• _Goal_
Restate the full listing word for word and leave the pictures out.

* Begin Collected material *

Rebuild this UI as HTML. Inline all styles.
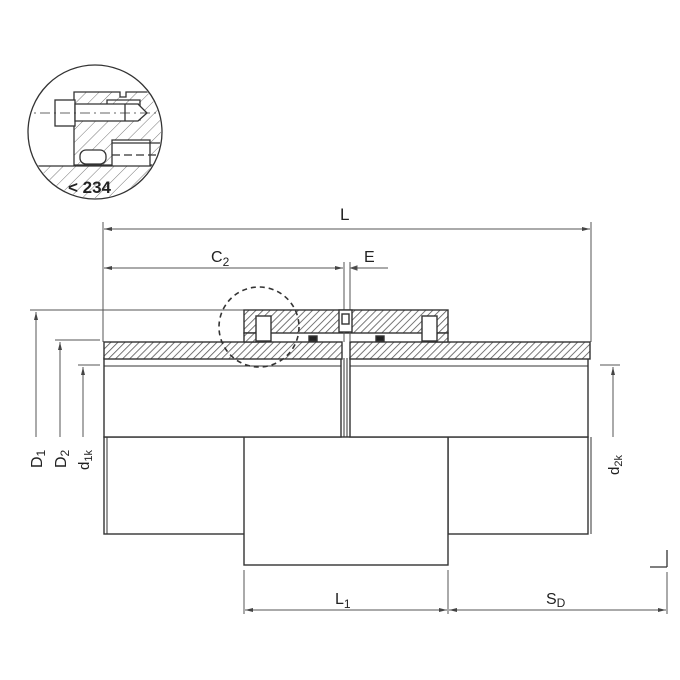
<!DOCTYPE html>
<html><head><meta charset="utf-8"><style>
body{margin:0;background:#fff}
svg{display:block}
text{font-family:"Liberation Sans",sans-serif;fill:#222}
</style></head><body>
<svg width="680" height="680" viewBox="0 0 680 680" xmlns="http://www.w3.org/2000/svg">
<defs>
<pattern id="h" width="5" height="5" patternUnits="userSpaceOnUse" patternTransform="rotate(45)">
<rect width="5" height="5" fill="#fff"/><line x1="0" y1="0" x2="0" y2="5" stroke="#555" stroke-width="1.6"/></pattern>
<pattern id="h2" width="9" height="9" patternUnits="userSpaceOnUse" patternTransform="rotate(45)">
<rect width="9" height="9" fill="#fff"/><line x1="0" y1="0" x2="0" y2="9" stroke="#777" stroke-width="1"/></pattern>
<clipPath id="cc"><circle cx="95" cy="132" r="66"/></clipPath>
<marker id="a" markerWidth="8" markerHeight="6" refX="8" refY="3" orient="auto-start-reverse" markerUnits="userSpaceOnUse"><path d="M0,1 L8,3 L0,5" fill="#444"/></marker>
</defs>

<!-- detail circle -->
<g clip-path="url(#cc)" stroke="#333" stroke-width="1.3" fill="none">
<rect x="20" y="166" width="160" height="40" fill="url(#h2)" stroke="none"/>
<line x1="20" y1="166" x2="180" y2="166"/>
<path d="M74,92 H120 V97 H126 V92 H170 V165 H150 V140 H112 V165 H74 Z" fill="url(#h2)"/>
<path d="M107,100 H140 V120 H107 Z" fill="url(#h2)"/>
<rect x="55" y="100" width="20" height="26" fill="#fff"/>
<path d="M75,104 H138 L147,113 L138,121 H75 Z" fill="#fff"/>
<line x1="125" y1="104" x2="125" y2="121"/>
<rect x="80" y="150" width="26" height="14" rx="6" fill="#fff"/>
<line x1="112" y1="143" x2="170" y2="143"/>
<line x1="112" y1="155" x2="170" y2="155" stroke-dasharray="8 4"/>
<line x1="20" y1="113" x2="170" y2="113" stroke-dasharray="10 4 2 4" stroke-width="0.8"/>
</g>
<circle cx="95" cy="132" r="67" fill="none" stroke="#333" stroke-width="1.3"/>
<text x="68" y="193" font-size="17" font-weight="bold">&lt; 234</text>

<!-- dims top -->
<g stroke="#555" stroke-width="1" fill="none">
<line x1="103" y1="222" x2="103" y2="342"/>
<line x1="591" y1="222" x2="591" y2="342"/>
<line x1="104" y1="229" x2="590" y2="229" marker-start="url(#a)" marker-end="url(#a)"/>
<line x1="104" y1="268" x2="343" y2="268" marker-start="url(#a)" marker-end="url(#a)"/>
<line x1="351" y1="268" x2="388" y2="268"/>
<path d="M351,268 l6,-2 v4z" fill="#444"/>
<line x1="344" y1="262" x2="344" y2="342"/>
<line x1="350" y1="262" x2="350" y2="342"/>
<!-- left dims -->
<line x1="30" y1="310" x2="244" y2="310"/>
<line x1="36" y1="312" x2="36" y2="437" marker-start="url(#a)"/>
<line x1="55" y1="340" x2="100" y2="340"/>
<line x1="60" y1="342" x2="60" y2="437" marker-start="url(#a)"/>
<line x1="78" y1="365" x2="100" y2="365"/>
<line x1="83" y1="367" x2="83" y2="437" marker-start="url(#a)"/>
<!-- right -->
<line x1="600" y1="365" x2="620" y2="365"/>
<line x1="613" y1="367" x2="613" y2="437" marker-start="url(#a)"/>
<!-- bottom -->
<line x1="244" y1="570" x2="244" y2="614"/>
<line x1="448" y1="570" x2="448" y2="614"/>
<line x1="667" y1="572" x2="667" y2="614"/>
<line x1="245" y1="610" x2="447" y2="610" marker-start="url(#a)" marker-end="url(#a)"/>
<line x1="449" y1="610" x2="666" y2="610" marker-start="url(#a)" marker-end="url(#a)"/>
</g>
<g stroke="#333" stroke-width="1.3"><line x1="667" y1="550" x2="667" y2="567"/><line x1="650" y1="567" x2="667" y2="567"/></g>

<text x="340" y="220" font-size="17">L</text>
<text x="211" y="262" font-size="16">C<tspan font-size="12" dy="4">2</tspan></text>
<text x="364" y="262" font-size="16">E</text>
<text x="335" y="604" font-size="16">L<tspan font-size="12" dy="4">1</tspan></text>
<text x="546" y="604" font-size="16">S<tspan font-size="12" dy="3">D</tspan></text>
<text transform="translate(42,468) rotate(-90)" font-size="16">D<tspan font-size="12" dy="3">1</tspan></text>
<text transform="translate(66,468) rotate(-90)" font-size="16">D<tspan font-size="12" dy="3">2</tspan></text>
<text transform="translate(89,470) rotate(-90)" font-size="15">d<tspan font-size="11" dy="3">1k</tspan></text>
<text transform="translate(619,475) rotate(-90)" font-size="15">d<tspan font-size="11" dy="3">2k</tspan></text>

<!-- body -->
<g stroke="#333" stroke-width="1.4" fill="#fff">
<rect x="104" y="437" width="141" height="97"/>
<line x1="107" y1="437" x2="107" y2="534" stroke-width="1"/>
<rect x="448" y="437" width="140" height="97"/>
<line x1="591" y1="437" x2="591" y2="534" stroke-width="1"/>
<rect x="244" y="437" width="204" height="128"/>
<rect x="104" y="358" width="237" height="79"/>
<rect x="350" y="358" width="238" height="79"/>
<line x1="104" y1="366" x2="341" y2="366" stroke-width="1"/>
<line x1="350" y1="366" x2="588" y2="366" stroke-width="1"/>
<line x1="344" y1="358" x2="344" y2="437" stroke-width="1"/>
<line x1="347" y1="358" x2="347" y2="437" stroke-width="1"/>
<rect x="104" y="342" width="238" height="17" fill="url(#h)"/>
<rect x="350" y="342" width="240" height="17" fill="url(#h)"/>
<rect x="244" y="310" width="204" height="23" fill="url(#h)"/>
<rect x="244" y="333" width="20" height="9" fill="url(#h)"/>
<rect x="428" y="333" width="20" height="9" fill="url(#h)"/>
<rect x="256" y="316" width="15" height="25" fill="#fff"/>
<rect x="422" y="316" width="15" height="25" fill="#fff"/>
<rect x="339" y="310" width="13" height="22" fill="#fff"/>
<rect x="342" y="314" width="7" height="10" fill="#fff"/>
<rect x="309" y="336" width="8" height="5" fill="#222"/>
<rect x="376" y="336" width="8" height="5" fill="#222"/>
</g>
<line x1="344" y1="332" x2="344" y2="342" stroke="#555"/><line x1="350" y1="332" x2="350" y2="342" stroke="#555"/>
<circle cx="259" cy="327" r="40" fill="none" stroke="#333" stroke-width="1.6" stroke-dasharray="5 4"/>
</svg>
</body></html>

* End Collected material *

• _Written answer_
Rebuild this UI as HTML. Inline all styles.
<!DOCTYPE html>
<html><head><meta charset="utf-8"><style>
body{margin:0;background:#fff}
svg{display:block}
text{font-family:"Liberation Sans",sans-serif;fill:#222}
</style></head><body>
<svg width="680" height="680" viewBox="0 0 680 680" xmlns="http://www.w3.org/2000/svg">
<defs>
<pattern id="h" width="5" height="5" patternUnits="userSpaceOnUse" patternTransform="rotate(45)">
<rect width="5" height="5" fill="#fff"/><line x1="0" y1="0" x2="0" y2="5" stroke="#555" stroke-width="1.6"/></pattern>
<pattern id="h2" width="9" height="9" patternUnits="userSpaceOnUse" patternTransform="rotate(45)">
<rect width="9" height="9" fill="#fff"/><line x1="0" y1="0" x2="0" y2="9" stroke="#777" stroke-width="1"/></pattern>
<clipPath id="cc"><circle cx="95" cy="132" r="66"/></clipPath>
<marker id="a" markerWidth="8" markerHeight="6" refX="8" refY="3" orient="auto-start-reverse" markerUnits="userSpaceOnUse"><path d="M0,1 L8,3 L0,5" fill="#444"/></marker>
</defs>

<!-- detail circle -->
<g clip-path="url(#cc)" stroke="#333" stroke-width="1.3" fill="none">
<rect x="20" y="166" width="160" height="40" fill="url(#h2)" stroke="none"/>
<line x1="20" y1="166" x2="180" y2="166"/>
<path d="M74,92 H120 V97 H126 V92 H170 V165 H150 V140 H112 V165 H74 Z" fill="url(#h2)"/>
<path d="M107,100 H140 V120 H107 Z" fill="url(#h2)"/>
<rect x="55" y="100" width="20" height="26" fill="#fff"/>
<path d="M75,104 H138 L147,113 L138,121 H75 Z" fill="#fff"/>
<line x1="125" y1="104" x2="125" y2="121"/>
<rect x="80" y="150" width="26" height="14" rx="6" fill="#fff"/>
<line x1="112" y1="143" x2="170" y2="143"/>
<line x1="112" y1="155" x2="170" y2="155" stroke-dasharray="8 4"/>
<line x1="20" y1="113" x2="170" y2="113" stroke-dasharray="10 4 2 4" stroke-width="0.8"/>
</g>
<circle cx="95" cy="132" r="67" fill="none" stroke="#333" stroke-width="1.3"/>
<text x="68" y="193" font-size="17" font-weight="bold">&lt; 234</text>

<!-- dims top -->
<g stroke="#555" stroke-width="1" fill="none">
<line x1="103" y1="222" x2="103" y2="342"/>
<line x1="591" y1="222" x2="591" y2="342"/>
<line x1="104" y1="229" x2="590" y2="229" marker-start="url(#a)" marker-end="url(#a)"/>
<line x1="104" y1="268" x2="343" y2="268" marker-start="url(#a)" marker-end="url(#a)"/>
<line x1="351" y1="268" x2="388" y2="268"/>
<path d="M351,268 l6,-2 v4z" fill="#444"/>
<line x1="344" y1="262" x2="344" y2="342"/>
<line x1="350" y1="262" x2="350" y2="342"/>
<!-- left dims -->
<line x1="30" y1="310" x2="244" y2="310"/>
<line x1="36" y1="312" x2="36" y2="437" marker-start="url(#a)"/>
<line x1="55" y1="340" x2="100" y2="340"/>
<line x1="60" y1="342" x2="60" y2="437" marker-start="url(#a)"/>
<line x1="78" y1="365" x2="100" y2="365"/>
<line x1="83" y1="367" x2="83" y2="437" marker-start="url(#a)"/>
<!-- right -->
<line x1="600" y1="365" x2="620" y2="365"/>
<line x1="613" y1="367" x2="613" y2="437" marker-start="url(#a)"/>
<!-- bottom -->
<line x1="244" y1="570" x2="244" y2="614"/>
<line x1="448" y1="570" x2="448" y2="614"/>
<line x1="667" y1="572" x2="667" y2="614"/>
<line x1="245" y1="610" x2="447" y2="610" marker-start="url(#a)" marker-end="url(#a)"/>
<line x1="449" y1="610" x2="666" y2="610" marker-start="url(#a)" marker-end="url(#a)"/>
</g>
<g stroke="#333" stroke-width="1.3"><line x1="667" y1="550" x2="667" y2="567"/><line x1="650" y1="567" x2="667" y2="567"/></g>

<text x="340" y="220" font-size="17">L</text>
<text x="211" y="262" font-size="16">C<tspan font-size="12" dy="4">2</tspan></text>
<text x="364" y="262" font-size="16">E</text>
<text x="335" y="604" font-size="16">L<tspan font-size="12" dy="4">1</tspan></text>
<text x="546" y="604" font-size="16">S<tspan font-size="12" dy="3">D</tspan></text>
<text transform="translate(42,468) rotate(-90)" font-size="16">D<tspan font-size="12" dy="3">1</tspan></text>
<text transform="translate(66,468) rotate(-90)" font-size="16">D<tspan font-size="12" dy="3">2</tspan></text>
<text transform="translate(89,470) rotate(-90)" font-size="15">d<tspan font-size="11" dy="3">1k</tspan></text>
<text transform="translate(619,475) rotate(-90)" font-size="15">d<tspan font-size="11" dy="3">2k</tspan></text>

<!-- body -->
<g stroke="#333" stroke-width="1.4" fill="#fff">
<rect x="104" y="437" width="141" height="97"/>
<line x1="107" y1="437" x2="107" y2="534" stroke-width="1"/>
<rect x="448" y="437" width="140" height="97"/>
<line x1="591" y1="437" x2="591" y2="534" stroke-width="1"/>
<rect x="244" y="437" width="204" height="128"/>
<rect x="104" y="358" width="237" height="79"/>
<rect x="350" y="358" width="238" height="79"/>
<line x1="104" y1="366" x2="341" y2="366" stroke-width="1"/>
<line x1="350" y1="366" x2="588" y2="366" stroke-width="1"/>
<line x1="344" y1="358" x2="344" y2="437" stroke-width="1"/>
<line x1="347" y1="358" x2="347" y2="437" stroke-width="1"/>
<rect x="104" y="342" width="238" height="17" fill="url(#h)"/>
<rect x="350" y="342" width="240" height="17" fill="url(#h)"/>
<rect x="244" y="310" width="204" height="23" fill="url(#h)"/>
<rect x="244" y="333" width="20" height="9" fill="url(#h)"/>
<rect x="428" y="333" width="20" height="9" fill="url(#h)"/>
<rect x="256" y="316" width="15" height="25" fill="#fff"/>
<rect x="422" y="316" width="15" height="25" fill="#fff"/>
<rect x="339" y="310" width="13" height="22" fill="#fff"/>
<rect x="342" y="314" width="7" height="10" fill="#fff"/>
<rect x="309" y="336" width="8" height="5" fill="#222"/>
<rect x="376" y="336" width="8" height="5" fill="#222"/>
</g>
<line x1="344" y1="332" x2="344" y2="342" stroke="#555"/><line x1="350" y1="332" x2="350" y2="342" stroke="#555"/>
<circle cx="259" cy="327" r="40" fill="none" stroke="#333" stroke-width="1.6" stroke-dasharray="5 4"/>
</svg>
</body></html>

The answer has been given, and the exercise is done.